I still remember where I was the first time I saw the teaser for Rubber.  I was sitting here on my jack-off couch, writing about it.  (What? I didn’t say it was a good story.)  I remember it because Rubber is a movie about a psycho-kinetic tire that explodes people’s heads.  Additionally, the tire is named “Robert.” That seems important.

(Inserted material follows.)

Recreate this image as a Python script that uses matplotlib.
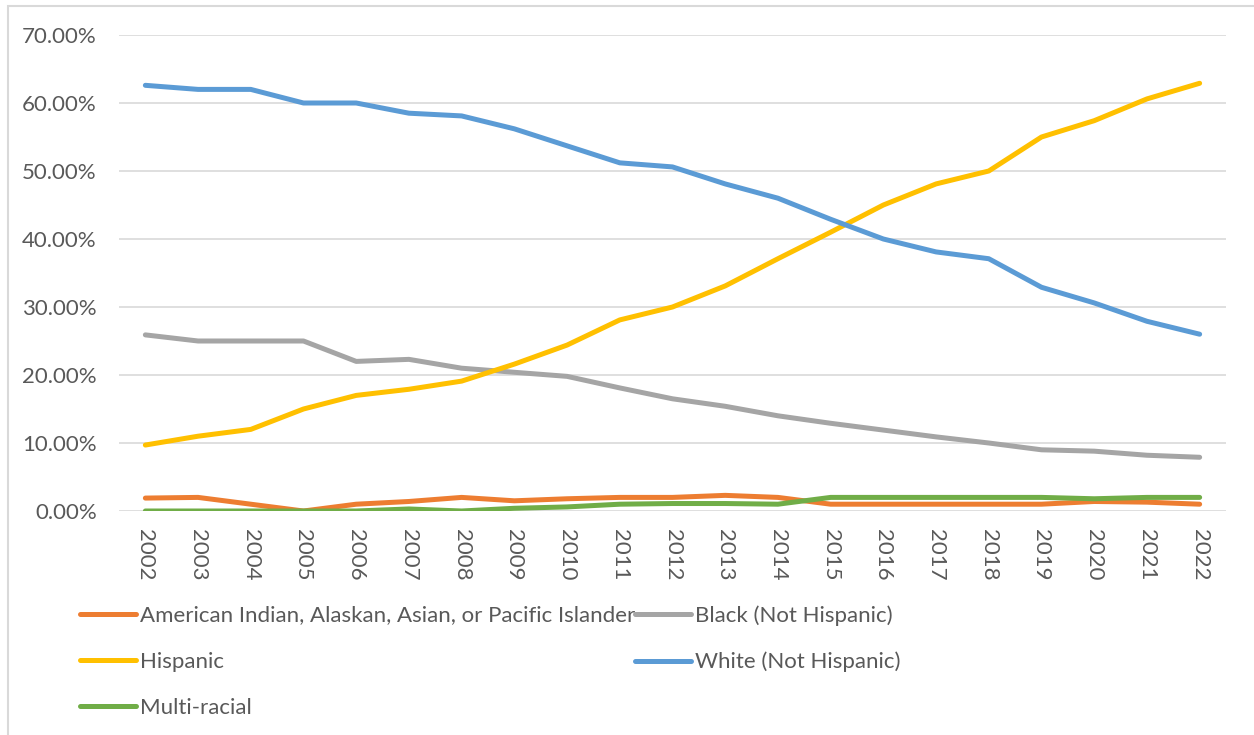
import matplotlib
matplotlib.use("Agg")
import matplotlib.pyplot as plt
from matplotlib.ticker import FuncFormatter, MultipleLocator
from matplotlib.patches import Rectangle

years = list(range(2002, 2023))
aiaapi = [1.9, 2.0, 1.0, 0.0, 1.0, 1.4, 2.0, 1.5, 1.8, 2.0, 2.0, 2.3, 2.0, 1.0, 1.0, 1.0, 1.0, 1.0, 1.4, 1.3, 1.0]
black = [25.9, 25.0, 25.0, 25.0, 22.0, 22.3, 21.0, 20.4, 19.8, 18.1, 16.5, 15.4, 14.0, 12.9, 11.9, 10.9, 10.0, 9.0, 8.8, 8.2, 7.9]
hispanic = [9.7, 11.0, 12.0, 15.0, 17.0, 17.9, 19.1, 21.6, 24.4, 28.1, 30.0, 33.1, 37.1, 41.0, 45.0, 48.1, 50.0, 55.0, 57.4, 60.6, 62.9]
white = [62.6, 62.0, 62.0, 60.0, 60.0, 58.5, 58.1, 56.2, 53.7, 51.2, 50.6, 48.1, 46.0, 42.9, 40.0, 38.1, 37.1, 32.9, 30.6, 27.9, 26.0]
multi = [0.0, 0.0, 0.0, 0.0, 0.0, 0.3, 0.0, 0.4, 0.6, 1.0, 1.1, 1.1, 1.0, 2.0, 2.0, 2.0, 2.0, 2.0, 1.8, 2.0, 2.0]

names = ["American Indian, Alaskan, Asian, or Pacific Islander", "Black (Not Hispanic)",
         "Hispanic", "White (Not Hispanic)", "Multi-racial"]
colors = ["#ED7D31", "#A5A5A5", "#FFC000", "#5B9BD5", "#70AD47"]
series = [aiaapi, black, hispanic, white, multi]

FONT = "Lato"
TXT = "#595959"
plt.rcParams["font.family"] = [FONT, "DejaVu Sans"]

fig = plt.figure(figsize=(12.54, 7.35), dpi=100)
ax = fig.add_axes([119/1254, 1-511/735, (1226-119)/1254, (511-35)/735])

# chart border (Excel chart area)
fig.patches.append(Rectangle((8/1254, -0.1), 1.2, (735-6)/735 + 0.1, transform=fig.transFigure,
                             fill=False, edgecolor="#D9D9D9", linewidth=1.5))

x = list(range(len(years)))
handles = []
for vals, c, n in zip(series, colors, names):
    h, = ax.plot(x, vals, color=c, linewidth=3.6, solid_capstyle="round", label=n)
    handles.append(h)

ax.set_ylim(0, 70)
ax.set_xlim(-0.5, len(years) - 0.5)
ax.yaxis.set_major_locator(MultipleLocator(10))
ax.yaxis.set_major_formatter(FuncFormatter(lambda v, p: f"{v:.2f}%"))
ax.set_xticks(x)
ax.set_xticklabels([str(y) for y in years], rotation=-90)
ax.grid(axis="y", color="#D9D9D9", linewidth=1.2)
ax.set_axisbelow(True)
for s in ax.spines.values():
    s.set_visible(False)
ax.tick_params(axis="both", length=0, labelsize=16, labelcolor=TXT)
ax.tick_params(axis="y", pad=16)
ax.tick_params(axis="x", pad=13)

order = [0, 2, 4, 1, 3]
leg = fig.legend([handles[i] for i in order], [names[i] for i in order], ncol=2,
                 loc="upper left", bbox_to_anchor=(80/1254, 1-605/735), frameon=False,
                 fontsize=16, labelcolor=TXT, handlelength=2.5, handletextpad=0.2,
                 columnspacing=0.0, labelspacing=1.18, borderaxespad=0, borderpad=0)
for l in leg.get_lines():
    l.set_linewidth(3.6)

fig.savefig("out.png", dpi=100)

RUBBER is the story of Robert, an inanimate tire that has been abandoned in the desert, and suddenly and inexplicably comes to life. As Robert roams the bleak landscape, he discovers that he possesses terrifying telepathic powers that give him the ability to destroy anything he wishes without having to move. At first content to prey on small desert creatures and various discarded objects, his attention soon turns to humans, especially a beautiful and mysterious woman who crosses his path. Leaving a swath of destruction across the desert landscape, Robert becomes a chaotic force to be reckoned with, and truly a movie villain for the ages. In theaters April 1st.  [Apple]

Rubber was directed by Quentin Dupieux, a “legendary electro musician” also known as Mr. Oizo.  Do you know how awesome a movie would have to be for me not to make fun of it for being directed by a French techno musician (that’s like the pink unicorn of gay horses!)?  It would have to be scrotum-clenchingly kickass.  It would have to be about an evil tire.